Start of Collected material

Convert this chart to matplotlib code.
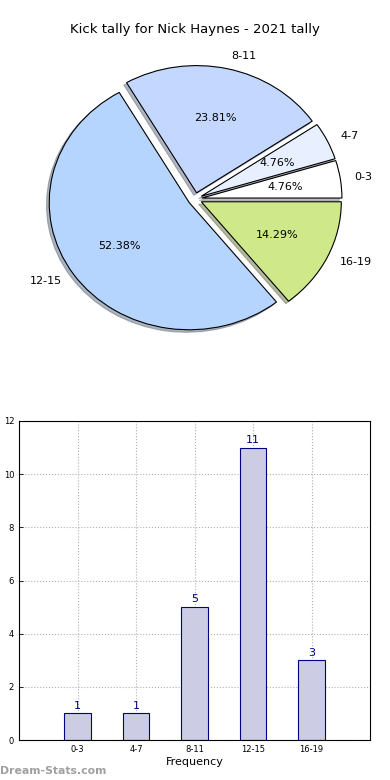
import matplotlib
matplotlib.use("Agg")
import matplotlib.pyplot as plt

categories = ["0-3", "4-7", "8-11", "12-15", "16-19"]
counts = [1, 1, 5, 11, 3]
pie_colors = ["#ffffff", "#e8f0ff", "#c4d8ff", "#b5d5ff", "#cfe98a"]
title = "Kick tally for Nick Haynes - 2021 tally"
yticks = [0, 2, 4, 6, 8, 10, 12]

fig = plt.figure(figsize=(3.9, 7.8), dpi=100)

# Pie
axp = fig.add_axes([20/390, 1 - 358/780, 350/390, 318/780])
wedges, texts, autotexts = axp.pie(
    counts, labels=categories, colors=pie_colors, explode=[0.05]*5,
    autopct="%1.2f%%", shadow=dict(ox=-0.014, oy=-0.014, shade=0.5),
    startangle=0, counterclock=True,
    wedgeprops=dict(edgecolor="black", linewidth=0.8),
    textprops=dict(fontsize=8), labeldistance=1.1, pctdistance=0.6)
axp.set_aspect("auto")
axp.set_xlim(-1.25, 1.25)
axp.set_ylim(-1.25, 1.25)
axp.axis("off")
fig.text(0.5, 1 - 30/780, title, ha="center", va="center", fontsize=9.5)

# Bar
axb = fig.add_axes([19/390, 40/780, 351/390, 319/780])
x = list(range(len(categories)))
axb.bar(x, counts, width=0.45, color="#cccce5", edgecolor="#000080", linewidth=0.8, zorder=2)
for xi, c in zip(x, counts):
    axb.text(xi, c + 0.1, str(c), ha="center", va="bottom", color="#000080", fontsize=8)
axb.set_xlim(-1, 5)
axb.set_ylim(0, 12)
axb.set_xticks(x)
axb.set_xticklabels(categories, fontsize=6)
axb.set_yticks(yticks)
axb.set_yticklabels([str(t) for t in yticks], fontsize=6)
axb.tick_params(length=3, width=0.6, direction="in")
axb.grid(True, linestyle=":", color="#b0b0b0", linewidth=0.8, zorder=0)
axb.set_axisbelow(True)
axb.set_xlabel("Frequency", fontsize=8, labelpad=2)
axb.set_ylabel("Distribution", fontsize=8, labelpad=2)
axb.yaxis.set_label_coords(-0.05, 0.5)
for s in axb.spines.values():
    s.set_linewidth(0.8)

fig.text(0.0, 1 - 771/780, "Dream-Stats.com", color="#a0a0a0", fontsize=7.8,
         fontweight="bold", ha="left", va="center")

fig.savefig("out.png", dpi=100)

End of Collected material

__Exercise__
Print out the material word for word, omitting the pictures.

__Correct response__
Convert this chart to matplotlib code.
import matplotlib
matplotlib.use("Agg")
import matplotlib.pyplot as plt

categories = ["0-3", "4-7", "8-11", "12-15", "16-19"]
counts = [1, 1, 5, 11, 3]
pie_colors = ["#ffffff", "#e8f0ff", "#c4d8ff", "#b5d5ff", "#cfe98a"]
title = "Kick tally for Nick Haynes - 2021 tally"
yticks = [0, 2, 4, 6, 8, 10, 12]

fig = plt.figure(figsize=(3.9, 7.8), dpi=100)

# Pie
axp = fig.add_axes([20/390, 1 - 358/780, 350/390, 318/780])
wedges, texts, autotexts = axp.pie(
    counts, labels=categories, colors=pie_colors, explode=[0.05]*5,
    autopct="%1.2f%%", shadow=dict(ox=-0.014, oy=-0.014, shade=0.5),
    startangle=0, counterclock=True,
    wedgeprops=dict(edgecolor="black", linewidth=0.8),
    textprops=dict(fontsize=8), labeldistance=1.1, pctdistance=0.6)
axp.set_aspect("auto")
axp.set_xlim(-1.25, 1.25)
axp.set_ylim(-1.25, 1.25)
axp.axis("off")
fig.text(0.5, 1 - 30/780, title, ha="center", va="center", fontsize=9.5)

# Bar
axb = fig.add_axes([19/390, 40/780, 351/390, 319/780])
x = list(range(len(categories)))
axb.bar(x, counts, width=0.45, color="#cccce5", edgecolor="#000080", linewidth=0.8, zorder=2)
for xi, c in zip(x, counts):
    axb.text(xi, c + 0.1, str(c), ha="center", va="bottom", color="#000080", fontsize=8)
axb.set_xlim(-1, 5)
axb.set_ylim(0, 12)
axb.set_xticks(x)
axb.set_xticklabels(categories, fontsize=6)
axb.set_yticks(yticks)
axb.set_yticklabels([str(t) for t in yticks], fontsize=6)
axb.tick_params(length=3, width=0.6, direction="in")
axb.grid(True, linestyle=":", color="#b0b0b0", linewidth=0.8, zorder=0)
axb.set_axisbelow(True)
axb.set_xlabel("Frequency", fontsize=8, labelpad=2)
axb.set_ylabel("Distribution", fontsize=8, labelpad=2)
axb.yaxis.set_label_coords(-0.05, 0.5)
for s in axb.spines.values():
    s.set_linewidth(0.8)

fig.text(0.0, 1 - 771/780, "Dream-Stats.com", color="#a0a0a0", fontsize=7.8,
         fontweight="bold", ha="left", va="center")

fig.savefig("out.png", dpi=100)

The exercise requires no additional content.